When students do this consistently, they revise with direction. They stop “fixing random stuff” and start improving the draft on purpose.

How English 10 prepares you for what comes next

English 11 and 12 demand stronger analysis and longer arguments. You will read more complex texts, write longer essays, and support claims with more precise evidence.

English 10 helps because process writing scales. A short argument and a long argument use the same moves. The difference is how deeply you develop the ideas.

College writing also rewards the same habits. Professors look for clear structure, precise claims, thoughtful support, and clean revision.

Even outside school, the process shows up. Emailing a teacher, writing an application, preparing a proposal, or explaining a point in writing all depend on planning, drafting, and revising.

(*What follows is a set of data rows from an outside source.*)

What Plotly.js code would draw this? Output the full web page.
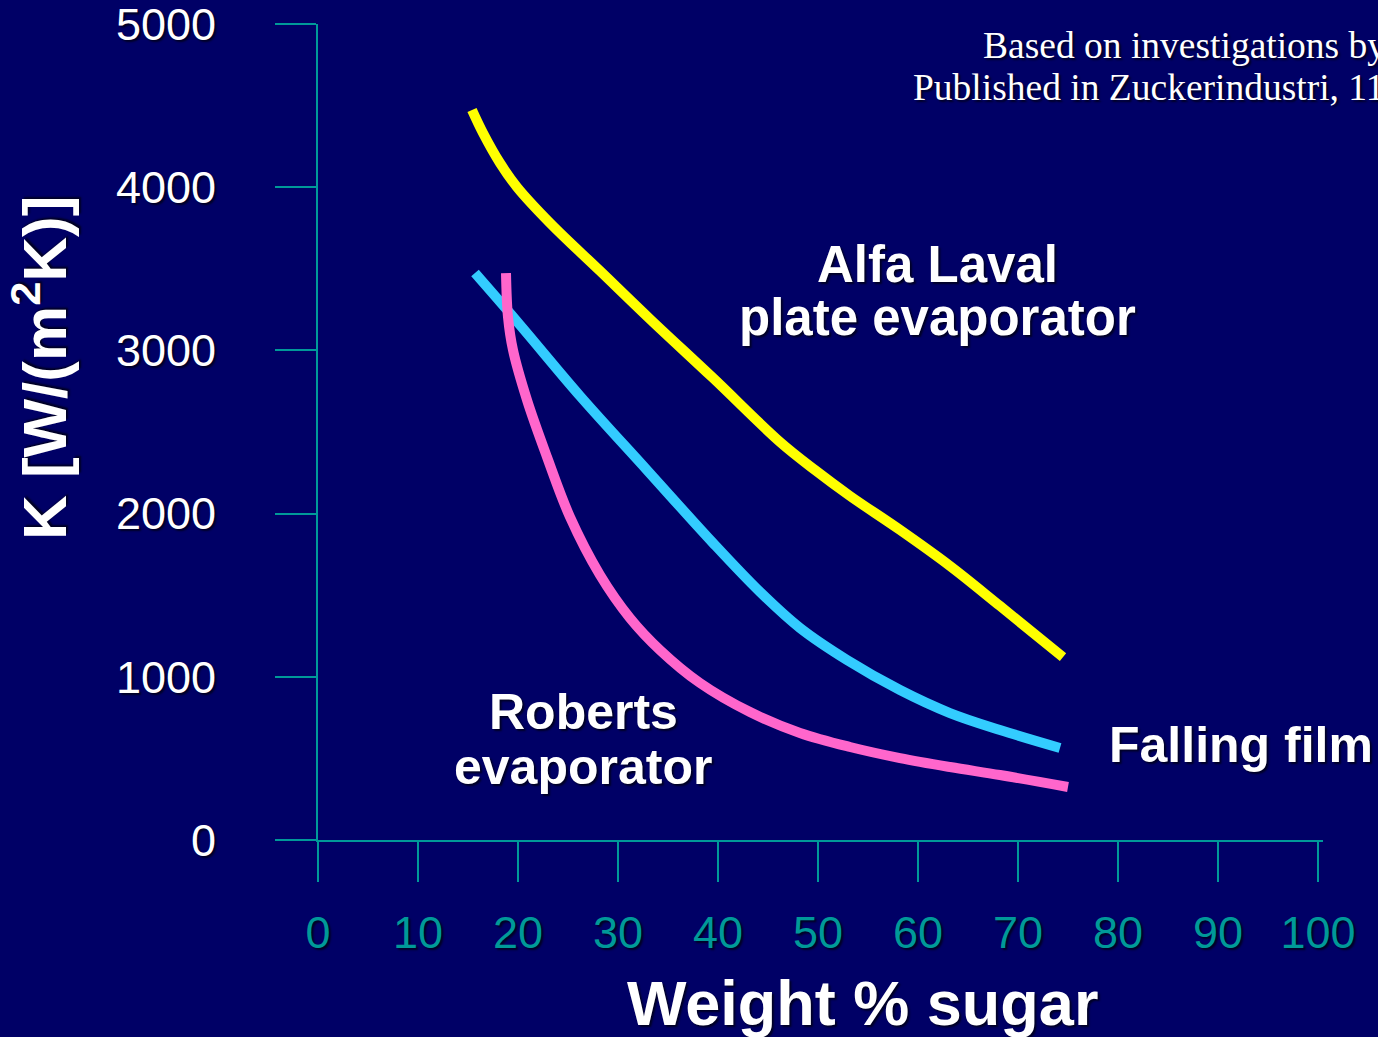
<!DOCTYPE html>
<html>
<head>
<meta charset="utf-8">
<script src="https://cdn.plot.ly/plotly-3.0.1.min.js"></script>
<style>html,body{margin:0;padding:0;background:#000066;overflow:hidden;}</style>
</head>
<body>
<div id="chart" style="width:1378px;height:1037px;"></div>
<script>
// Weight % sugar vs K [W/(m2K)]
const plateX = [15.4, 16.5, 18.2, 19.9, 23.2, 28.2, 33.2, 39.5, 46.2, 49.7, 53.2, 58.2, 63.2, 68.2, 74.5];
const plateY = [4473, 4332, 4148, 4001, 3781, 3487, 3192, 2831, 2439, 2267, 2108, 1900, 1679, 1434, 1121];

const fallingX = [15.7, 20.2, 26.2, 32.9, 39.5, 44.2, 48.2, 52.9, 58.2, 63.2, 68.2, 74.2];
const fallingY = [3474, 3156, 2721, 2267, 1820, 1520, 1299, 1103, 919, 778, 674, 564];

const robertsX = [18.8, 19.0, 19.5, 20.9, 22.9, 25.2, 28.2, 31.2, 34.2, 38.2, 43.2, 48.2, 53.2, 58.2, 63.2, 68.2, 75.0];
const robertsY = [3474, 3205, 3002, 2696, 2347, 1979, 1624, 1360, 1164, 962, 784, 656, 570, 502, 447, 398, 325];

const xTicks = [0, 10, 20, 30, 40, 50, 60, 70, 80, 90, 100];
const yTicks = [0, 1000, 2000, 3000, 4000, 5000];

const BG = '#000066';
const TEAL = '#009999';
const SHADOW = '2px 2px 2px rgba(0,0,20,0.8)';
const SANS = 'Liberation Sans, Arial, sans-serif';
const SERIF = 'Liberation Serif, Times New Roman, serif';

function line(x, y, color) {
  return {x: x, y: y, type: 'scatter', mode: 'lines',
    line: {color: color, width: 10, shape: 'spline', smoothing: 1},
    hoverinfo: 'skip', showlegend: false, cliponaxis: false};
}

const data = [
  line(plateX, plateY, '#FFFF00'),
  line(fallingX, fallingY, '#33CCFF'),
  line(robertsX, robertsY, '#FF66CC')
];

function ann(text, x, y, size, opts) {
  return Object.assign({
    text: text, x: x, y: y, xref: 'x', yref: 'y', showarrow: false,
    xanchor: 'center', yanchor: 'middle', borderpad: 0,
    font: {family: SANS, size: size, color: '#FFFFFF', weight: 'bold', shadow: SHADOW}
  }, opts || {});
}

const layout = {
  width: 1378, height: 1037,
  paper_bgcolor: BG, plot_bgcolor: BG,
  margin: {l: 318, r: 55, t: 24, b: 197, pad: 0},
  showlegend: false,
  xaxis: {
    range: [0, 100.5], tickvals: xTicks, ticktext: xTicks.map(String),
    showgrid: false, zeroline: false,
    showline: true, linecolor: TEAL, linewidth: 2,
    ticks: 'outside', ticklen: 40, tickwidth: 2, tickcolor: TEAL,
    ticklabelstandoff: 12, ticklabeloverflow: 'allow',
    tickfont: {family: SANS, size: 45, color: TEAL, shadow: SHADOW}
  },
  yaxis: {
    range: [0, 5000], tickvals: yTicks, ticktext: yTicks.map(String),
    showgrid: false, zeroline: false,
    showline: true, linecolor: TEAL, linewidth: 2,
    ticks: 'outside', ticklen: 41, tickwidth: 2, tickcolor: TEAL,
    ticklabelstandoff: 50, ticklabeloverflow: 'allow',
    tickfont: {family: SANS, size: 45, color: '#FFFFFF', shadow: SHADOW}
  },
  annotations: [
    ann('Alfa Laval', 61.9, 3529, 51),
    ann('plate evaporator', 61.9, 3199, 51),
    ann('Roberts', 26.5, 784, 50),
    ann('evaporator', 26.5, 447, 50),
    ann('Falling film', 79.0, 582, 50, {xanchor: 'left'}),
    ann('Weight % sugar', 0.5413, -0.1998, 63, {xref: 'paper', yref: 'paper'}),
    ann('K [W/(m<sup>2</sup>K)]', -0.2766, 0.5784, 62, {xref: 'paper', yref: 'paper', textangle: -90}),
    ann('Based on investigations by', 66.4, 4871, 37.5, {xanchor: 'left',
      font: {family: SERIF, size: 37.5, color: '#FFFFFF', shadow: SHADOW}}),
    ann('Published in Zuckerindustri, 11', 59.4, 4608, 37.5, {xanchor: 'left',
      font: {family: SERIF, size: 37.5, color: '#FFFFFF', shadow: SHADOW}})
  ]
};

Plotly.newPlot('chart', data, layout, {displayModeBar: false, staticPlot: true});
</script>
</body>
</html>
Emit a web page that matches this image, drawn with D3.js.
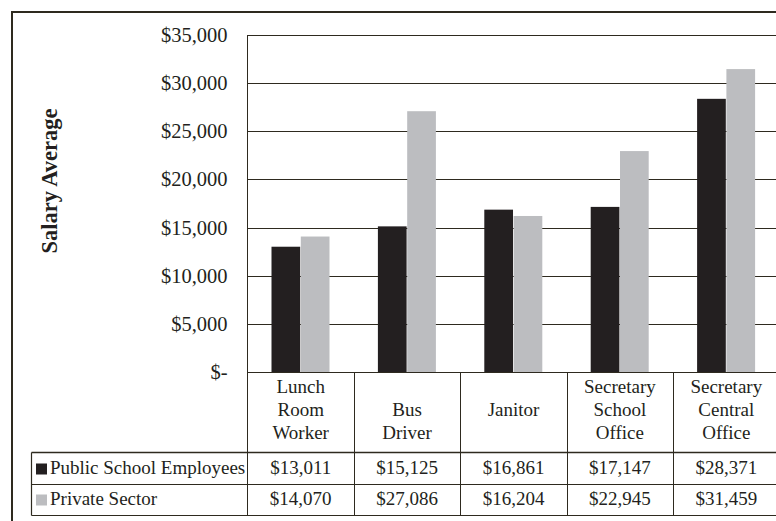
<!DOCTYPE html>
<html>
<head>
<meta charset="utf-8">
<script src="https://cdn.jsdelivr.net/npm/d3@7"></script>
<style>
  body { margin: 0; background: #fff; }
  text { font-family: "Liberation Serif", "Times New Roman", serif; fill: #231f20; }
</style>
</head>
<body>
<script>
/* data */
const categories = ['Lunch Room Worker', 'Bus Driver', 'Janitor', 'Secretary School Office', 'Secretary Central Office'];
const categoryLines = [['Lunch', 'Room', 'Worker'], ['Bus', 'Driver'], ['Janitor'], ['Secretary', 'School', 'Office'], ['Secretary', 'Central', 'Office']];
const seriesNames = ['Public School Employees', 'Private Sector'];
const publicValues = [13011, 15125, 16861, 17147, 28371];
const privateValues = [14070, 27086, 16204, 22945, 31459];
const yTicks = [0, 5000, 10000, 15000, 20000, 25000, 30000, 35000];

const seriesColors = ['#231f20', '#bcbdc0'];
const lineColor = '#2e2a1f';

/* canvas */
const width = 776, height = 521;
const plot = { left: 247.5, top: 35, bottom: 372, right: 779.5 };
const rowLines = [372, 452.5, 484.5, 515.5];
const tableLeft = 31.5;

const svg = d3.select('body').append('svg')
    .attr('width', width).attr('height', height);

/* outer frame */
svg.append('rect').attr('x', 12).attr('y', 12)
    .attr('width', width + 10).attr('height', height + 10)
    .attr('fill', 'none').attr('stroke', lineColor).attr('stroke-width', 2);

/* scales */
const xScale = d3.scaleBand().domain(categories).range([plot.left, plot.right]);
const innerScale = d3.scaleBand().domain(seriesNames).range([24, 82]).paddingInner(0.02);
const yScale = d3.scaleLinear().domain([0, 35000]).range([plot.bottom, plot.top]);

/* gridlines */
svg.append('g').selectAll('line').data(yTicks).enter().append('line')
    .attr('x1', plot.left).attr('x2', width)
    .attr('y1', d => Math.round(yScale(d)) + 0.5).attr('y2', d => Math.round(yScale(d)) + 0.5)
    .attr('stroke', lineColor).attr('stroke-width', 1);

/* y axis labels */
const yAxis = svg.append('g').attr('transform', 'translate(' + plot.left + ',0)')
    .call(d3.axisLeft(yScale).tickValues(yTicks).tickSize(0).tickPadding(20)
        .tickFormat(d => d === 0 ? '$-' : '$' + d3.format(',')(d)));
yAxis.select('.domain').remove();
yAxis.selectAll('text').attr('font-size', 20.5)
    .attr('font-family', '"Liberation Serif", serif').attr('fill', '#231f20');

/* y axis title */
svg.append('text')
    .attr('transform', 'translate(57,181) rotate(-90)')
    .attr('text-anchor', 'middle').attr('font-size', 22.5).attr('font-weight', 'bold')
    .text('Salary Average');

/* bars */
const rows = categories.map((c, i) => ({ cat: c, vals: [publicValues[i], privateValues[i]] }));
const groups = svg.append('g').selectAll('g').data(rows).enter().append('g')
    .attr('transform', d => 'translate(' + xScale(d.cat) + ',0)');
groups.selectAll('rect').data(d => d.vals.map((v, j) => ({ name: seriesNames[j], v: v, j: j })))
    .enter().append('rect')
    .attr('x', d => innerScale(d.name)).attr('width', innerScale.bandwidth())
    .attr('y', d => yScale(d.v)).attr('height', d => plot.bottom - yScale(d.v))
    .attr('fill', d => seriesColors[d.j]);

/* left axis line */
svg.append('line').attr('x1', plot.left).attr('x2', plot.left)
    .attr('y1', plot.top).attr('y2', rowLines[3])
    .attr('stroke', lineColor);

/* data table grid */
const table = svg.append('g');
table.selectAll('line.h').data(rowLines.slice(1)).enter().append('line')
    .attr('x1', tableLeft).attr('x2', width).attr('y1', d => d).attr('y2', d => d)
    .attr('stroke', lineColor).attr('stroke-width', d => d === rowLines[1] ? 1.5 : 1.2);
table.append('line').attr('x1', tableLeft).attr('x2', tableLeft)
    .attr('y1', rowLines[1]).attr('y2', rowLines[3]).attr('stroke', lineColor).attr('stroke-width', 1.2);
table.selectAll('line.v').data(categories.slice(1)).enter().append('line')
    .attr('x1', d => Math.round(xScale(d)) + 0.5).attr('x2', d => Math.round(xScale(d)) + 0.5)
    .attr('y1', plot.bottom).attr('y2', rowLines[3])
    .attr('stroke', lineColor);

/* category labels */
const lineBase = [393, 416, 439];
categories.forEach((c, i) => {
  const lines = categoryLines[i];
  const start = lines.length === 1 ? 1 : 3 - lines.length;
  lines.forEach((t, k) => {
    svg.append('text').attr('x', xScale(c) + xScale.bandwidth() / 2).attr('y', lineBase[start + k])
        .attr('text-anchor', 'middle').attr('font-size', 19).text(t);
  });
});

/* table values and legend keys */
const valueSets = [publicValues, privateValues];
const rowBase = [474, 505];
seriesNames.forEach((name, j) => {
  svg.append('rect').attr('x', 36).attr('y', rowBase[j] - 10.5)
      .attr('width', 11).attr('height', 11).attr('fill', seriesColors[j]);
  svg.append('text').attr('x', 50).attr('y', rowBase[j]).attr('font-size', 19).text(name);
  svg.append('g').selectAll('text').data(valueSets[j]).enter().append('text')
      .attr('x', (d, i) => xScale(categories[i]) + xScale.bandwidth() / 2)
      .attr('y', rowBase[j]).attr('text-anchor', 'middle').attr('font-size', 19)
      .text(d => '$' + d3.format(',')(d));
});
</script>
</body>
</html>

Students who treat writing as a process walk into those tasks calmer. You do not need a perfect first try. You need a plan and a willingness to reshape the draft.

A repeatable routine for every assignment

Start with ten minutes of planning that produces a one sentence purpose and a three part outline. That small start prevents a messy middle.

Draft straight through, then stop. Take a break long enough to forget your exact wording, because you need fresh eyes.

Revise with a reverse outline and one focus goal. Choose focus, structure, evidence, or tone, then make changes that match the goal.

Edit last, and edit aloud. Your ear catches what your eyes skip.

When you do this consistently, English 10 becomes manageable and even satisfying, because you know what to do next every time the cursor blinks back at you in English 10.